Enigmático uno, hermoso el otro, estos dos espacios también evidenciaron el interés de un grupo de pobladores porque su ciudad también tuviera sus símbolos. En Cienfuegos a imagen y semejanza con la capital, aunque el suyo fuera más limpio y bello que el primigenio.
Dos Castillo de Jagua con diferentes destinos
Aquí la historia se invierte. La Fortaleza de Nuestra Señora de los Ángeles del Jagua es la construcción más antigua de Cienfuegos. Su edificación concluyó en 1745, un siglo antes de la constitución de la ciudad.
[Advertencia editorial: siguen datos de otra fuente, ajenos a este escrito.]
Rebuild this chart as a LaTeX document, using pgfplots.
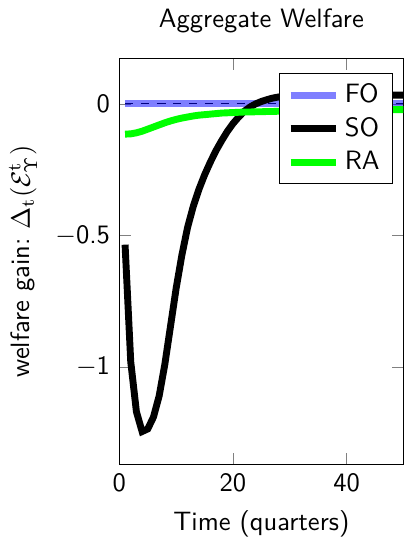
\documentclass[border=0pt]{standalone}
\usepackage{pgfplots}
\pgfplotsset{compat=1.18}
\usepackage{pgfplotstable}
\usepackage{sansmath}
\renewcommand{\familydefault}{\sfdefault}

% welfare gain by quarter
\pgfplotstableread{
t  fo  so      ra
1  0   -0.535  -0.115
2  0   -0.98   -0.114
3  0   -1.17   -0.110
4  0   -1.245  -0.104
5  0   -1.235  -0.096
6  0   -1.19   -0.088
7  0   -1.11   -0.080
8  0   -0.99   -0.072
9  0   -0.845  -0.065
10 0   -0.70   -0.059
11 0   -0.575  -0.054
12 0   -0.47   -0.050
13 0   -0.39   -0.046
14 0   -0.325  -0.043
15 0   -0.27   -0.041
16 0   -0.222  -0.039
17 0   -0.178  -0.037
18 0   -0.14   -0.035
19 0   -0.105  -0.034
20 0   -0.075  -0.033
21 0   -0.05   -0.032
22 0   -0.028  -0.031
23 0   -0.012  -0.031
24 0   0.0     -0.030
25 0   0.009   -0.030
26 0   0.016   -0.029
27 0   0.022   -0.029
28 0   0.026   -0.028
29 0   0.029   -0.028
30 0   0.031   -0.028
31 0   0.033   -0.027
32 0   0.034   -0.027
33 0   0.035   -0.027
34 0   0.035   -0.026
35 0   0.035   -0.026
36 0   0.035   -0.026
37 0   0.035   -0.025
38 0   0.035   -0.025
39 0   0.035   -0.025
40 0   0.035   -0.025
41 0   0.034   -0.024
42 0   0.034   -0.024
43 0   0.034   -0.024
44 0   0.034   -0.023
45 0   0.034   -0.023
46 0   0.033   -0.023
47 0   0.033   -0.023
48 0   0.033   -0.022
49 0   0.033   -0.022
50 0   0.033   -0.022
}\welfare

\begin{document}
\sansmath
\begin{tikzpicture}
\begin{axis}[
    width=107pt,
    height=153pt,
    scale only axis,
    xmin=0, xmax=50,
    ymin=-1.37, ymax=0.173,
    xtick={0,20,40},
    xticklabels={0,20,40},
    ytick={-1,-0.5,0},
    yticklabels={$-$1,$-$0.5,0},
    title={Aggregate Welfare},
    xlabel={Time (quarters)},
    ylabel={welfare gain:\ $\Delta_t(\mathcal{E}^t_\Upsilon)$},
    legend style={at={(0.965,0.965)}, anchor=north east},
    legend cell align=left,
]
\addplot[black, dashed, thin, forget plot] table[x=t, y=fo] {\welfare};
\addplot[blue, opacity=0.5, line width=2.6pt] table[x=t, y=fo] {\welfare};
\addlegendentry{FO}
\addplot[black, line width=2.6pt] table[x=t, y=so] {\welfare};
\addlegendentry{SO}
\addplot[green, line width=2.6pt] table[x=t, y=ra] {\welfare};
\addlegendentry{RA}
\end{axis}
\end{tikzpicture}
\end{document}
Su posición estratégica, justo a la entrada de la bahía cienfueguera, le confirió extremo valor, llegando a ser la tercera en importancia para Cuba, después del Castillo de la Real Fuerza y La Punta, en La Habana, y San Pedro de la Roca en Santiago de Cuba.
La tipología del Castillo de Jagua cienfueguero responde a características propias del renacimiento con presencia de rampas, fosos y puente levadizo. Posee el orgullo de haber contenido a los piratas más temibles del siglo XVIII: Francis Drake, Jacques de Sores y Juan Morgan, por solo mencionar algunos. Fue incluido en el escudo de la ciudad donde ocupa la parte superior y honorífica del mismo. Actualmente acoge al museo que exhibe detalles constructivos de la fortificación, así como numerosas piezas halladas en excavaciones arqueológicas in situ.
El nombrado Castillo de Jagua, en La Habana, nada tiene que ver con la defensa de la ciudad sino con la degustación y la complacencia del paladar. Es un restaurante estatal, ubicado en la concurrida esquina de la calle 23 y G, esta última también conocida como «Avenida de los Presidentes».
Su historia se remonta a la década del 50, del siglo XX, y desde entonces se ha mantenido en los bajos de un edificio racionalista que sobresale entre tanto eclecticismo circundante. Por ese entonces despuntó como uno de los restaurantes más visitados de La Habana. Su carta era variada, exquisita y muy aplaudida, sobre todo por las recetas a base de pollo y los tradicionales frijoles negros.
Aunque no se ha encontrado dato exacto, se presupone que su primer propietario, Fernando Rodríguez, fuese de origen cienfueguero debido al nombre elegido para su negocio.
En la década del 60 fue cambiado a «Rancho Luna», otro calificativo que recuerda la playa más conocida de Cienfuegos, hasta los años 80 en que se le restituye a Castillo de Jagua. En esa época clasificaba como uno de los restaurantes más caros de La Habana, junto a Las Ruinas, en el Parque Lenin, y el Emperador, localizado en el edificio FOCSA.
Continúa siendo un restaurante donde se puede saborear la comida cubana a precios módicos y en una de las esquinas más transitadas por habaneros y visitantes de todo el mundo.
Más de uno en Cienfuegos y La Habana
Un prado, un malecón y más de un sitio con igual nombre acercan a La Habana y Cienfuegos, dos ciudades con inquietudes arquitectónicas y artísticas similares. No importan las primicias, sino el disfrute que proporciona cada una desde su real emplazamiento. Basta una visita a cada uno para descubrir lo diverso desde lo semejante. Diversas aristas convertidas en magnífico pretexto para ser contempladas.